-- begin LISTED RECORDS --

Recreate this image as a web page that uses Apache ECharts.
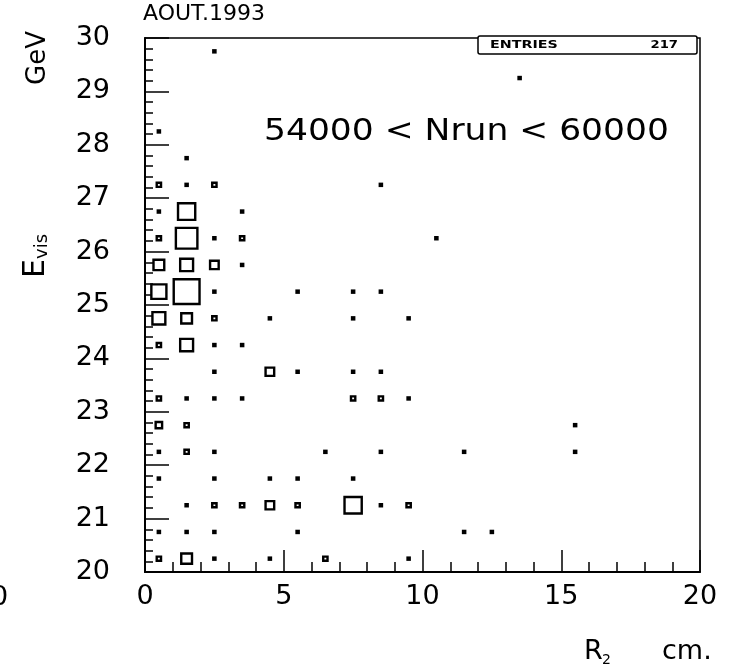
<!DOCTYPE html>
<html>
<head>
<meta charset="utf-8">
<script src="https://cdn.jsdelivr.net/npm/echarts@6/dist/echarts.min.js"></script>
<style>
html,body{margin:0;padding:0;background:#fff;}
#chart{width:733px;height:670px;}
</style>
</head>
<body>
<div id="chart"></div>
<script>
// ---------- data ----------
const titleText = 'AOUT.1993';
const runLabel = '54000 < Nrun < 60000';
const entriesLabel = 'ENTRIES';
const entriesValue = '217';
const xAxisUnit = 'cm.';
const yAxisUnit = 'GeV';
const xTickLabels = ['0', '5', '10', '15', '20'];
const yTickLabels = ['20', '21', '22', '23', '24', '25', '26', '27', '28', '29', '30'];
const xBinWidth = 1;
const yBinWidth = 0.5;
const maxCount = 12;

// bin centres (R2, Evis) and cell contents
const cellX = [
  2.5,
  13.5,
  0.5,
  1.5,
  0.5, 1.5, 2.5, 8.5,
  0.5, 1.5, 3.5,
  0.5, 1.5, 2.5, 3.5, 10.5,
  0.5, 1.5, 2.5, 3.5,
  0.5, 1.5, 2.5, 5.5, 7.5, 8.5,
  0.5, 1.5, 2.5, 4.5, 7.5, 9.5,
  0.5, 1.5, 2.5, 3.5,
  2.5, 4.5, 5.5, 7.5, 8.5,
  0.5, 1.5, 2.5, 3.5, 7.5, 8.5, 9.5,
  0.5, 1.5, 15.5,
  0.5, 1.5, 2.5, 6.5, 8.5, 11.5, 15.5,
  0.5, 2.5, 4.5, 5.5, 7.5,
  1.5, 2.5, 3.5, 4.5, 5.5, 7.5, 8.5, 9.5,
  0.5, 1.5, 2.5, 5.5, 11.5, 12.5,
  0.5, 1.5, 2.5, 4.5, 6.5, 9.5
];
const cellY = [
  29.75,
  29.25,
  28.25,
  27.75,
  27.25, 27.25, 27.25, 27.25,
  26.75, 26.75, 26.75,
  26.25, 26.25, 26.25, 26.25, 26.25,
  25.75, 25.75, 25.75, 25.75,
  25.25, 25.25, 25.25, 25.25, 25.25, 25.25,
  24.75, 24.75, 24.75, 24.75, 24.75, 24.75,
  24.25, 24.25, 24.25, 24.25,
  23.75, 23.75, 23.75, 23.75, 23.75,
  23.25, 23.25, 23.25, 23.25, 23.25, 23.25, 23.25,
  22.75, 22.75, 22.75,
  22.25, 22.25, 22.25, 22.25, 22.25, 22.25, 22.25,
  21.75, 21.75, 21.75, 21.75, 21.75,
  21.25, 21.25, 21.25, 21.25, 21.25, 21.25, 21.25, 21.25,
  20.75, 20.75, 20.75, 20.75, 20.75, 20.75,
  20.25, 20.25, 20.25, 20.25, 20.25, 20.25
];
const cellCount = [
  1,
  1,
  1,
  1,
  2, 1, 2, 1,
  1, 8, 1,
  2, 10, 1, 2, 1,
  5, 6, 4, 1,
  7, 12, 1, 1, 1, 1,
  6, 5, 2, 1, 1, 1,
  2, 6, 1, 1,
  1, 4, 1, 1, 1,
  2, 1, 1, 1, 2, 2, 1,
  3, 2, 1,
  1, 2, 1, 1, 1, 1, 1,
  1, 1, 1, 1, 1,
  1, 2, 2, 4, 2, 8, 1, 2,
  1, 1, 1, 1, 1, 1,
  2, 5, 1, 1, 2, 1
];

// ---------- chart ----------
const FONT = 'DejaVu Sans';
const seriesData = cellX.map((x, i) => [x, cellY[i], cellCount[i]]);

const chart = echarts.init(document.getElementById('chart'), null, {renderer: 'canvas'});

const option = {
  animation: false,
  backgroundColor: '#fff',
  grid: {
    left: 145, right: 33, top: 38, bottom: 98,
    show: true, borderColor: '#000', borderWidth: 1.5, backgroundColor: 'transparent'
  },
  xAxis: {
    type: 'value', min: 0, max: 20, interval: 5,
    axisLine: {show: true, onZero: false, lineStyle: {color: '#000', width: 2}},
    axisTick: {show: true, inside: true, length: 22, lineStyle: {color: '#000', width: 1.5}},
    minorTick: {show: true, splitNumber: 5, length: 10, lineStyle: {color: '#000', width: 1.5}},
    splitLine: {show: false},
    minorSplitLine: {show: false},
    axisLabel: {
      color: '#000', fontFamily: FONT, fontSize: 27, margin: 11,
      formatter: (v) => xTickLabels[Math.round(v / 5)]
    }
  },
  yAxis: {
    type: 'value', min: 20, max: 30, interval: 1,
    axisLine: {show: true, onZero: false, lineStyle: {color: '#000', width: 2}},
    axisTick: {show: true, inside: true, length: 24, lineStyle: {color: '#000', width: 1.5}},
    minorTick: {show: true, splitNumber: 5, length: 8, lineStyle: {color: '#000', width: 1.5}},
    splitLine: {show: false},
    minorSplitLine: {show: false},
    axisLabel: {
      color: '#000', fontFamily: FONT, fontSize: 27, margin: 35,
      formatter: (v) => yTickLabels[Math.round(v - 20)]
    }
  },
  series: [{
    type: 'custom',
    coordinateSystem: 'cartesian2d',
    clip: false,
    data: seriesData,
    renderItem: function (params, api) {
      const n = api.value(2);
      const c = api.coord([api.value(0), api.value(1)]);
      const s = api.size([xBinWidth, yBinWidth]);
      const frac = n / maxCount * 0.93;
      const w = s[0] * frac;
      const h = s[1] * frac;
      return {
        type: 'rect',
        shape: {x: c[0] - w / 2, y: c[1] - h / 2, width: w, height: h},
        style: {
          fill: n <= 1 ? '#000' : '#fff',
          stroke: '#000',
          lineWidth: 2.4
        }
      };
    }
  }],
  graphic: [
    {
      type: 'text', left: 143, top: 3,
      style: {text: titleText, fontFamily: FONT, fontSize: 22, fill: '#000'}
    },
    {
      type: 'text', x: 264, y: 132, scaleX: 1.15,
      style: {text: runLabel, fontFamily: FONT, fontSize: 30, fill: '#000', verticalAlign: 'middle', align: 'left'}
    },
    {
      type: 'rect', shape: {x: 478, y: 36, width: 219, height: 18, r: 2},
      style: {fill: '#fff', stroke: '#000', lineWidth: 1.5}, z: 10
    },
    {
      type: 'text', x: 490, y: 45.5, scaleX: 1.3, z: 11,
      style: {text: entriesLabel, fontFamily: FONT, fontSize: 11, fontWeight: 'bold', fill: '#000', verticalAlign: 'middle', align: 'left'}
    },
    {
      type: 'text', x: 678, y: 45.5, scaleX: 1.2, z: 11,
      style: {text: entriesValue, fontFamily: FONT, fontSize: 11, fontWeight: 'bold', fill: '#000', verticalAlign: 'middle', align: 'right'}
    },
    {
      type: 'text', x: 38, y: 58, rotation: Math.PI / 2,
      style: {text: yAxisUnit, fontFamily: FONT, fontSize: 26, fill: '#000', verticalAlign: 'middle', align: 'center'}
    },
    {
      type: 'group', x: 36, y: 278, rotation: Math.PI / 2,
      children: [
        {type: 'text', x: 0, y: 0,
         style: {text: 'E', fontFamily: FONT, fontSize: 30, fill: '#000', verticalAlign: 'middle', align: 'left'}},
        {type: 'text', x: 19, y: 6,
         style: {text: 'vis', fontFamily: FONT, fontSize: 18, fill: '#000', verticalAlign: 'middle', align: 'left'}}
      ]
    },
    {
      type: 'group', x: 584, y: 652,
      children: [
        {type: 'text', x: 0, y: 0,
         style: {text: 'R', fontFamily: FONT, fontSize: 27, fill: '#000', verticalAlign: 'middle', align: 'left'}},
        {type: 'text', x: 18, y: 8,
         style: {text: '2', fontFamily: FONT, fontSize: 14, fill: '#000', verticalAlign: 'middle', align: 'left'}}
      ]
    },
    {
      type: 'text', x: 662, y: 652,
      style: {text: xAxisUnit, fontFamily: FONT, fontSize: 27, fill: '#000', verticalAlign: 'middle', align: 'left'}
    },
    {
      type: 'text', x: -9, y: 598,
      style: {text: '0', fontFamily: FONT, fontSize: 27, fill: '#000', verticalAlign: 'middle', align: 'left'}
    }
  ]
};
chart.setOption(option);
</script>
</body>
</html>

-- end LISTED RECORDS --
-- begin LISTED RECORDS --

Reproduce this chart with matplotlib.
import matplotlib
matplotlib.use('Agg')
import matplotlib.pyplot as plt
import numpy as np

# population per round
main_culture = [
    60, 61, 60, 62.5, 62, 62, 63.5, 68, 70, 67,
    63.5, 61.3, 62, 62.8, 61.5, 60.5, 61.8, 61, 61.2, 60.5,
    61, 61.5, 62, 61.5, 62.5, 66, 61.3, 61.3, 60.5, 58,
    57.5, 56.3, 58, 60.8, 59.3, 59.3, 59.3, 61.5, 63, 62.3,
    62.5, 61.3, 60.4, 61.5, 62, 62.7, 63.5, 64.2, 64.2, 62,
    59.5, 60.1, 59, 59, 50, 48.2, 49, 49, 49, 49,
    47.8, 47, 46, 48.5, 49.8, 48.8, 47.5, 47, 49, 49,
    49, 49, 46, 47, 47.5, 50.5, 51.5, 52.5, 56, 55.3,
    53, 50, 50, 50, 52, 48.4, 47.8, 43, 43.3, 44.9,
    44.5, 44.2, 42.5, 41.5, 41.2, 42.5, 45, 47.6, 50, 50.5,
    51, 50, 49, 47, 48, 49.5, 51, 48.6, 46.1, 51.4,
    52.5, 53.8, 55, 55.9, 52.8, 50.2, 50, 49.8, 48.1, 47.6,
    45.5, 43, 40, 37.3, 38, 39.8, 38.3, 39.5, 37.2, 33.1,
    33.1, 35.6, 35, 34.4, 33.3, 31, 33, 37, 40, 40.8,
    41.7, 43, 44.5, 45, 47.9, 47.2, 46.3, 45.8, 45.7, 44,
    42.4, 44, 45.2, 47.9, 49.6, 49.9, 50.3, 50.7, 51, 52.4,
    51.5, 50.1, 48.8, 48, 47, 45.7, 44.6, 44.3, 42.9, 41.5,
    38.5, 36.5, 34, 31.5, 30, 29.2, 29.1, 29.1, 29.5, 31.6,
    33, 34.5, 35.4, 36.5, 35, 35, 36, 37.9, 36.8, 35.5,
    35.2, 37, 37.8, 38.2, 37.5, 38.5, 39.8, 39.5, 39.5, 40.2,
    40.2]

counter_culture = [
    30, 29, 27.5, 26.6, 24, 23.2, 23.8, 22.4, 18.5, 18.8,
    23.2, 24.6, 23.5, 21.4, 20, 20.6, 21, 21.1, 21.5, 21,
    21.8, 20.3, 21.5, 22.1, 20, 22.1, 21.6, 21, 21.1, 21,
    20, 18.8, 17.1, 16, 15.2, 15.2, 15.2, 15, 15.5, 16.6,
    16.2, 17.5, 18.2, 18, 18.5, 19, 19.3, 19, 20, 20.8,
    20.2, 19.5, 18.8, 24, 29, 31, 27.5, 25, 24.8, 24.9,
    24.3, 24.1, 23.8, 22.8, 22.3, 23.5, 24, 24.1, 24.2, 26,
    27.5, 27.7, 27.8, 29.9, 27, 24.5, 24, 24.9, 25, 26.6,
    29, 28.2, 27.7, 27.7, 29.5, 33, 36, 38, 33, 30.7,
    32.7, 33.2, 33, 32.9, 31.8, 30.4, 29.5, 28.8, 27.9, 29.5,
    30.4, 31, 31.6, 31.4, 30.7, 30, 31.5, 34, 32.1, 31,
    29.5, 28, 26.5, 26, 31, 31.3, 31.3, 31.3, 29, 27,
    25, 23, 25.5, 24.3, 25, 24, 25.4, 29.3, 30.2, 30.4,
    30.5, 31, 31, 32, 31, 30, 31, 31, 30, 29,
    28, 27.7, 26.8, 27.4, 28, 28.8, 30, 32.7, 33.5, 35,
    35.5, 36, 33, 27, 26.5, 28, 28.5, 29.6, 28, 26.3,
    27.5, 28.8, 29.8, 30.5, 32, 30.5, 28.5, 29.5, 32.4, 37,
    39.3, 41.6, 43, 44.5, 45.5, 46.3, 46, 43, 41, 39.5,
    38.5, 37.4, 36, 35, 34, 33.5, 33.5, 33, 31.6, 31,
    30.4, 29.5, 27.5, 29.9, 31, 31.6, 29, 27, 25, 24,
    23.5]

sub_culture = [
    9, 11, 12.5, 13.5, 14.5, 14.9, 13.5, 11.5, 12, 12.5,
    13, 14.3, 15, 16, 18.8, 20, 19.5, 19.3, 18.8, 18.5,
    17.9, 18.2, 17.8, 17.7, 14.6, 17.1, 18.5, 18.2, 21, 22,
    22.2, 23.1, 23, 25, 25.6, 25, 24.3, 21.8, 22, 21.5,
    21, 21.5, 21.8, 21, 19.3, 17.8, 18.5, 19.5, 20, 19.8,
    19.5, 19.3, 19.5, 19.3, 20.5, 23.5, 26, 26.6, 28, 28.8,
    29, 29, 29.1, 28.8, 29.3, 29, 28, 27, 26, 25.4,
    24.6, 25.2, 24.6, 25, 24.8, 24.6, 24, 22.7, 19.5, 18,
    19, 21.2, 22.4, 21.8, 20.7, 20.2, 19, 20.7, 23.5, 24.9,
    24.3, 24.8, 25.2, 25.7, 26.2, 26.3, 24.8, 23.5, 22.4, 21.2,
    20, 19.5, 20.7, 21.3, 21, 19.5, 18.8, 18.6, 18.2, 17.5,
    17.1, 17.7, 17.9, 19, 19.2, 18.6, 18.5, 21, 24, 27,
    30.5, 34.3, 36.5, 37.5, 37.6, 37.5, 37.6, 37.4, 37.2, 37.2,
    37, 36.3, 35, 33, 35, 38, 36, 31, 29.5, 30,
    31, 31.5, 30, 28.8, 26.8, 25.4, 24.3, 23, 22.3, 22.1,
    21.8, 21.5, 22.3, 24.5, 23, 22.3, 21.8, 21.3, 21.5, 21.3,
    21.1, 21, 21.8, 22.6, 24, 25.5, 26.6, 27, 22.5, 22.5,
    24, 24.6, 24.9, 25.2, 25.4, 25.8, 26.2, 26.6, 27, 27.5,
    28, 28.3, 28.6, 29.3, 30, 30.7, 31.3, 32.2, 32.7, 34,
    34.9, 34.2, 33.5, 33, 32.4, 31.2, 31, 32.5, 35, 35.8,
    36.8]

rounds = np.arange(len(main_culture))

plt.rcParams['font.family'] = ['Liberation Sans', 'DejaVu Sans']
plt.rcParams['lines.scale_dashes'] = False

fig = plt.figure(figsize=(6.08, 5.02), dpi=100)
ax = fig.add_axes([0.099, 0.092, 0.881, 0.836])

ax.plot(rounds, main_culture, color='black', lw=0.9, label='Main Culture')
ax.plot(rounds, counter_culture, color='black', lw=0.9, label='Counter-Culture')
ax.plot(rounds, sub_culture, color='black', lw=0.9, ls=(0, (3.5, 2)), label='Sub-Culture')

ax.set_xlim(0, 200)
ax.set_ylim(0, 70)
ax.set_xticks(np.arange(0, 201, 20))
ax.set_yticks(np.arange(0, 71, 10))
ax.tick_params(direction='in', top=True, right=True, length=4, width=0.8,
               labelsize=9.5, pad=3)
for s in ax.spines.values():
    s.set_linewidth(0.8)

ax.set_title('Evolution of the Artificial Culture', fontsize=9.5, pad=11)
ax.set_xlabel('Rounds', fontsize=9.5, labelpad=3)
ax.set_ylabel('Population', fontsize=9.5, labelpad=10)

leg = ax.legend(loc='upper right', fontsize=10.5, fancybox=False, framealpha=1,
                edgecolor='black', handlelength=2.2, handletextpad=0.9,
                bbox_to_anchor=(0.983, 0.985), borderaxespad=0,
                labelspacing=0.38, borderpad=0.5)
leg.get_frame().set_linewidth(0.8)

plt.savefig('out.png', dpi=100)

-- end LISTED RECORDS --

[PROMPT]: Above are the records. Print exactly, and only, the lines from the line with "Reproduce this chart with matplotlib." to the line with "import numpy as np", both inclusive.

[RESPONSE]:
Reproduce this chart with matplotlib.
import matplotlib
matplotlib.use('Agg')
import matplotlib.pyplot as plt
import numpy as np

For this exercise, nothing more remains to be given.